For a lot of July we also had the YD's dog, as the YD was paddling the Coppermine River ('easy', she says. !) At one point in her visit, Shammy found a porcupine and ended up with a fine Van Dyke beard of quills. Back to the vet, and the poor thing had to be anaesthetized to get the quills out. We hope she has learned a hard lesson. I took her for a walk when we got her back and she staggered around looking hot and miserable for most of it.

And it was hot. Hot and dry. We are experiencing, as are many parts of North America, the hottest, driestsummer for fifty years. The grass is brown and crunches, small trees and bushes are dead or dying, and does do not seem to have fawns with them. All the streamlets on our property are empty. Luckily the beaver are still maintaining the big marsh at the north-west end of our land. Or, I guess it is lucky as it gave Shammy some nice mud and duck weed in which to immerse herself. She didn't even wince at being hosed down with icy well water, the heat was so intense. Best summer for deer flies in years, though. Shammy did not have a fun visit.

I did have a lovely time with Miss G who was here for almost two weeks in late June while her parents did two back-to-back conferences in Europe. She made herself a dress on my sewing machine and was quite triumphant over her success. This visit will have to last me until the new year, however as Miss G and her parents have now launched themselves toward the west coast where they will stay until Christmas, doing research at UBC. Miss G has acquired her own email address, though, and I am waiting with some impatience to read her take on driving across Canada.
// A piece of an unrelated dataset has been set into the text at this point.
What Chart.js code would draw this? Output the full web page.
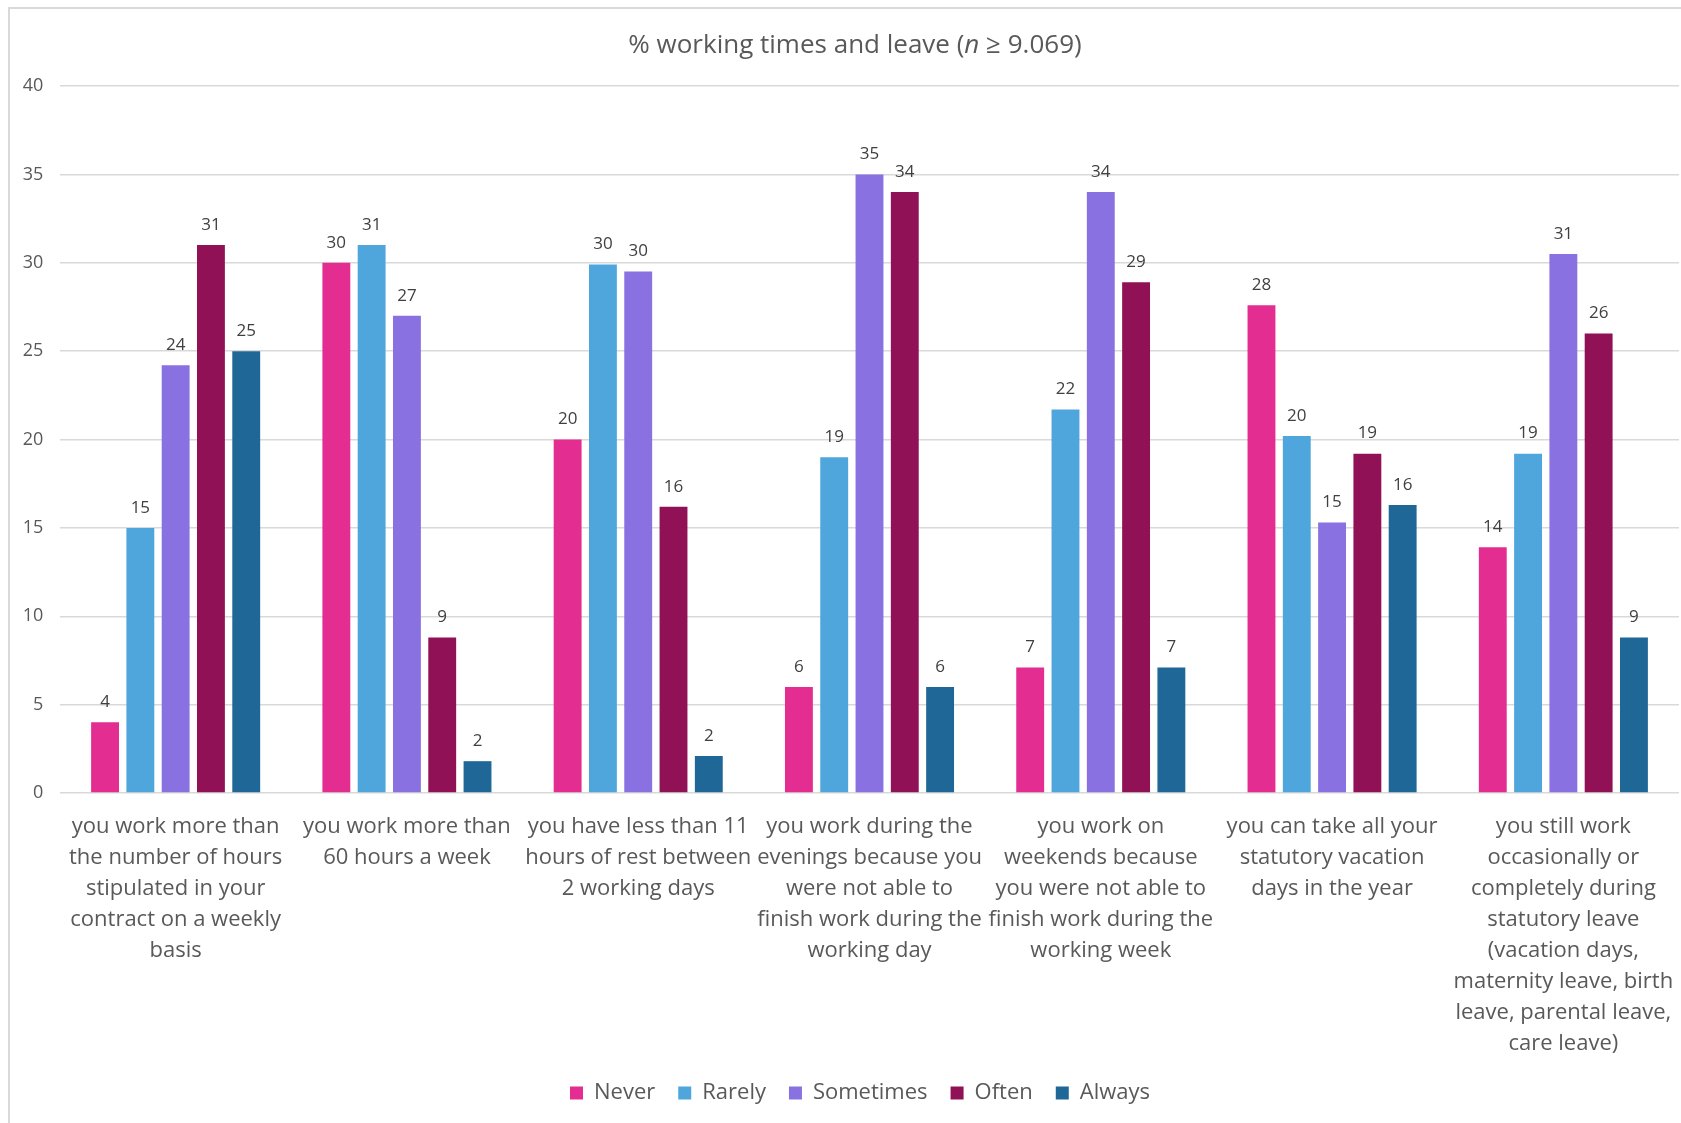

The last straw was my pool. For some years I have had a little swimming pool in the basement - the brand is Endless Pools, and I swim against a current - perfect exercise for someone with arthritis and a tricky knee. We have had trouble with liner leaks, however, and the pool was out of commission for quite a while. JG geared up and got a new liner in and the pool back in working order before Miss G's visit and she loved swimming in it. So did I. Last week it sprang yet another leak, after only five weeks in service, and we had to drain it. We must be doing something wrong when we put it together, we think. Such is my state of mind that I cried about that, too.

I don't have any good ideas about how to finish this off. I think the worst part of grieving is the lack of control you have over yourself. I am not sleeping well, not focusing well, not doing things efficiently. I have a list of projects to do. I have the prospect of a nice vacation coming up late next month. I have a silly cat who loves to sleep in my lap and an equally silly dog who thinks my feet taste great. I am getting daily updates from the travelling family complete with photos. I threw out 22 pounds (just weighed the bag) of useless paper to-day. Wasn't this supposed to be the paperless world? I have laughed and cried with the Olympic athletes this last two weeks.

Now my two week orgy of TV and computer viewing is over for four years. I am telling myself to get on with things. And I will.


  1. Oh Mary, I'm so sorry about your friend. And about the rough time you've had. Grief takes its own time and is just a strange thing. Looks like you have a lot to keep you busy and I agree - you will get on with things. I'll be thinking of you!

  2. Grief is such a difficult companion. I don't have any sage advice for how to survive it beyond enduring and giving yourself a break. It is the most deeply personal of emotions. Please take care of yourself.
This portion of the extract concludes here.